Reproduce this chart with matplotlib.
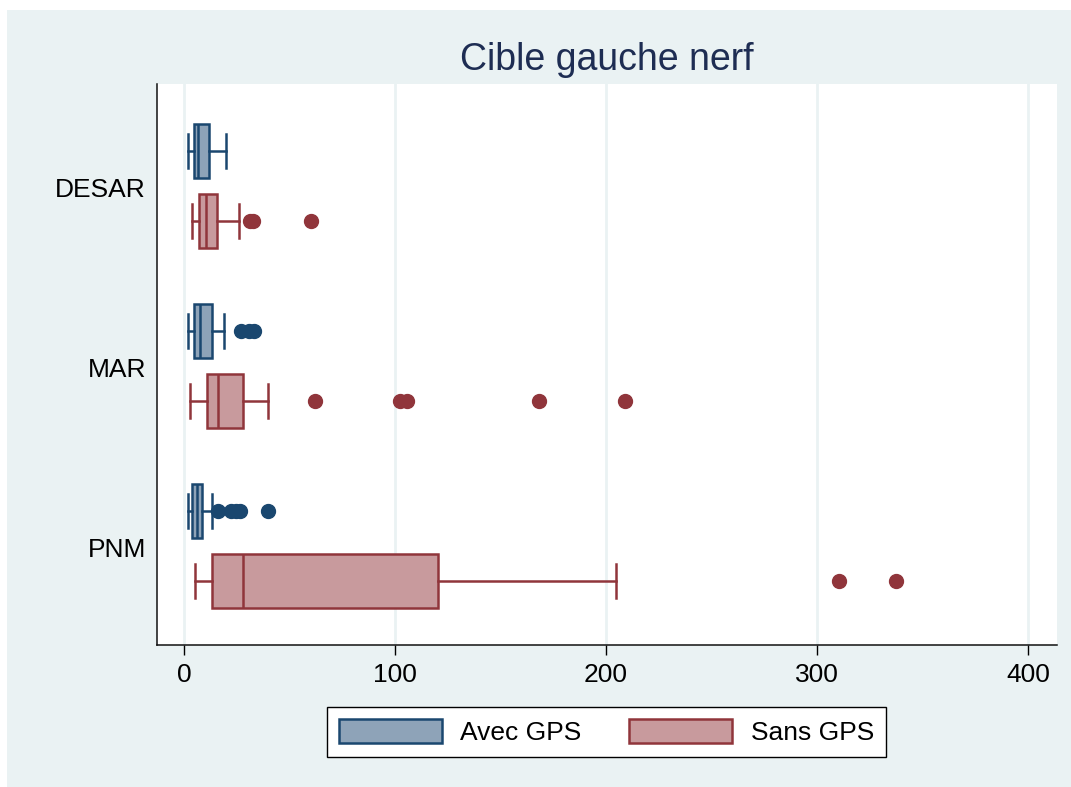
import matplotlib
matplotlib.use("Agg")
import matplotlib.pyplot as plt
from matplotlib.patches import Rectangle, Patch

plt.rcParams['font.family'] = ['Liberation Sans', 'DejaVu Sans']

categories = ["DESAR", "MAR", "PNM"]
groups = ["Avec GPS", "Sans GPS"]

# Box statistics: [whisker low, Q1, median, Q3, whisker high]
avec_stats = [
    [2.0, 4.5, 6.5, 12.0, 20.0],
    [2.0, 4.5, 7.5, 13.5, 19.0],
    [2.0, 3.8, 6.2, 8.4, 13.5],
]
avec_fliers = [
    [],
    [27.0, 31.0, 33.0],
    [16.0, 22.5, 24.5, 26.5, 40.0],
]
sans_stats = [
    [4.0, 7.0, 10.5, 15.5, 26.0],
    [3.0, 11.0, 16.0, 28.0, 40.0],
    [5.0, 13.3, 28.0, 120.5, 204.5],
]
sans_fliers = [
    [31.5, 32.5, 60.0],
    [62.0, 102.5, 105.5, 168.0, 209.0],
    [310.5, 337.5],
]

navy = "#1a476f"
navy_face = "#8ea3b8"
maroon = "#90353b"
maroon_face = "#c89a9d"
bg = "#eaf2f3"

fig = plt.figure(figsize=(10.71, 7.87), dpi=100, facecolor="white")
fig.patches.append(Rectangle((7 / 1071, 0), 1, 1 - 10 / 787, transform=fig.transFigure,
                             facecolor=bg, edgecolor="none", zorder=-10))
ax = fig.add_axes([157 / 1071, 1 - 645 / 787, (1057 - 157) / 1071, (645 - 84.3) / 787])
ax.set_facecolor("white")


def make_stats(vals, fl):
    return dict(whislo=vals[0], q1=vals[1], med=vals[2], q3=vals[3], whishi=vals[4], fliers=fl)


for stats_list, fl_list, offset, edge, face in [
    (avec_stats, avec_fliers, -0.2, navy, navy_face),
    (sans_stats, sans_fliers, 0.19, maroon, maroon_face),
]:
    st = [make_stats(v, f) for v, f in zip(stats_list, fl_list)]
    pos = [i + offset for i in range(len(categories))]
    ax.bxp(st, positions=pos, widths=0.3, capwidths=0.19, orientation='horizontal',
           patch_artist=True, showfliers=True,
           boxprops=dict(facecolor=face, edgecolor=edge, linewidth=1.8),
           medianprops=dict(color=edge, linewidth=1.8),
           whiskerprops=dict(color=edge, linewidth=1.8),
           capprops=dict(color=edge, linewidth=1.8),
           flierprops=dict(marker='o', markerfacecolor=edge, markeredgecolor=edge,
                           markersize=10, linestyle='none'))

ax.set_xlim(-12.8, 413.7)
ax.set_ylim(2.544, -0.571)
ax.set_xticks([0, 100, 200, 300, 400])
ax.set_xticklabels(["0", "100", "200", "300", "400"])
ax.set_yticks(range(len(categories)))
ax.set_yticklabels(categories)
ax.tick_params(axis='x', length=7, width=1, pad=6, labelsize=19, colors='black')
ax.tick_params(axis='y', length=0, pad=8, labelsize=19, colors='black')
ax.xaxis.grid(True, color=bg, linewidth=2)
ax.yaxis.grid(False)
ax.set_axisbelow(True)
for s in ["top", "right"]:
    ax.spines[s].set_visible(False)
for s in ["left", "bottom"]:
    ax.spines[s].set_color("#111111")
    ax.spines[s].set_linewidth(1.1)

fig.text((157 + 1057) / 2 / 1071, 1 - 60 / 787, "Cible gauche nerf", ha='center', va='center',
         fontsize=27, color="#1e2d53")

handles = [Patch(facecolor=navy_face, edgecolor=navy, linewidth=1.8, label=groups[0]),
           Patch(facecolor=maroon_face, edgecolor=maroon, linewidth=1.8, label=groups[1])]
leg = fig.legend(handles=handles, loc='center', bbox_to_anchor=(606.5 / 1071, 1 - 732 / 787),
                 ncol=2, fontsize=19, frameon=True, fancybox=False, edgecolor='black',
                 facecolor='white', framealpha=1, handlelength=3.9, handleheight=1.05,
                 columnspacing=1.8, handletextpad=0.7, borderpad=0.45)
leg.get_frame().set_linewidth(1.0)

fig.savefig("out.png", dpi=100, facecolor=fig.get_facecolor())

REQUIREMENTS: Reproduce the material in full, word for word, and omit the pictures.

ANSWER TO THIS PROBLEM:
Reproduce this chart with matplotlib.
import matplotlib
matplotlib.use("Agg")
import matplotlib.pyplot as plt
from matplotlib.patches import Rectangle, Patch

plt.rcParams['font.family'] = ['Liberation Sans', 'DejaVu Sans']

categories = ["DESAR", "MAR", "PNM"]
groups = ["Avec GPS", "Sans GPS"]

# Box statistics: [whisker low, Q1, median, Q3, whisker high]
avec_stats = [
    [2.0, 4.5, 6.5, 12.0, 20.0],
    [2.0, 4.5, 7.5, 13.5, 19.0],
    [2.0, 3.8, 6.2, 8.4, 13.5],
]
avec_fliers = [
    [],
    [27.0, 31.0, 33.0],
    [16.0, 22.5, 24.5, 26.5, 40.0],
]
sans_stats = [
    [4.0, 7.0, 10.5, 15.5, 26.0],
    [3.0, 11.0, 16.0, 28.0, 40.0],
    [5.0, 13.3, 28.0, 120.5, 204.5],
]
sans_fliers = [
    [31.5, 32.5, 60.0],
    [62.0, 102.5, 105.5, 168.0, 209.0],
    [310.5, 337.5],
]

navy = "#1a476f"
navy_face = "#8ea3b8"
maroon = "#90353b"
maroon_face = "#c89a9d"
bg = "#eaf2f3"

fig = plt.figure(figsize=(10.71, 7.87), dpi=100, facecolor="white")
fig.patches.append(Rectangle((7 / 1071, 0), 1, 1 - 10 / 787, transform=fig.transFigure,
                             facecolor=bg, edgecolor="none", zorder=-10))
ax = fig.add_axes([157 / 1071, 1 - 645 / 787, (1057 - 157) / 1071, (645 - 84.3) / 787])
ax.set_facecolor("white")


def make_stats(vals, fl):
    return dict(whislo=vals[0], q1=vals[1], med=vals[2], q3=vals[3], whishi=vals[4], fliers=fl)


for stats_list, fl_list, offset, edge, face in [
    (avec_stats, avec_fliers, -0.2, navy, navy_face),
    (sans_stats, sans_fliers, 0.19, maroon, maroon_face),
]:
    st = [make_stats(v, f) for v, f in zip(stats_list, fl_list)]
    pos = [i + offset for i in range(len(categories))]
    ax.bxp(st, positions=pos, widths=0.3, capwidths=0.19, orientation='horizontal',
           patch_artist=True, showfliers=True,
           boxprops=dict(facecolor=face, edgecolor=edge, linewidth=1.8),
           medianprops=dict(color=edge, linewidth=1.8),
           whiskerprops=dict(color=edge, linewidth=1.8),
           capprops=dict(color=edge, linewidth=1.8),
           flierprops=dict(marker='o', markerfacecolor=edge, markeredgecolor=edge,
                           markersize=10, linestyle='none'))

ax.set_xlim(-12.8, 413.7)
ax.set_ylim(2.544, -0.571)
ax.set_xticks([0, 100, 200, 300, 400])
ax.set_xticklabels(["0", "100", "200", "300", "400"])
ax.set_yticks(range(len(categories)))
ax.set_yticklabels(categories)
ax.tick_params(axis='x', length=7, width=1, pad=6, labelsize=19, colors='black')
ax.tick_params(axis='y', length=0, pad=8, labelsize=19, colors='black')
ax.xaxis.grid(True, color=bg, linewidth=2)
ax.yaxis.grid(False)
ax.set_axisbelow(True)
for s in ["top", "right"]:
    ax.spines[s].set_visible(False)
for s in ["left", "bottom"]:
    ax.spines[s].set_color("#111111")
    ax.spines[s].set_linewidth(1.1)

fig.text((157 + 1057) / 2 / 1071, 1 - 60 / 787, "Cible gauche nerf", ha='center', va='center',
         fontsize=27, color="#1e2d53")

handles = [Patch(facecolor=navy_face, edgecolor=navy, linewidth=1.8, label=groups[0]),
           Patch(facecolor=maroon_face, edgecolor=maroon, linewidth=1.8, label=groups[1])]
leg = fig.legend(handles=handles, loc='center', bbox_to_anchor=(606.5 / 1071, 1 - 732 / 787),
                 ncol=2, fontsize=19, frameon=True, fancybox=False, edgecolor='black',
                 facecolor='white', framealpha=1, handlelength=3.9, handleheight=1.05,
                 columnspacing=1.8, handletextpad=0.7, borderpad=0.45)
leg.get_frame().set_linewidth(1.0)

fig.savefig("out.png", dpi=100, facecolor=fig.get_facecolor())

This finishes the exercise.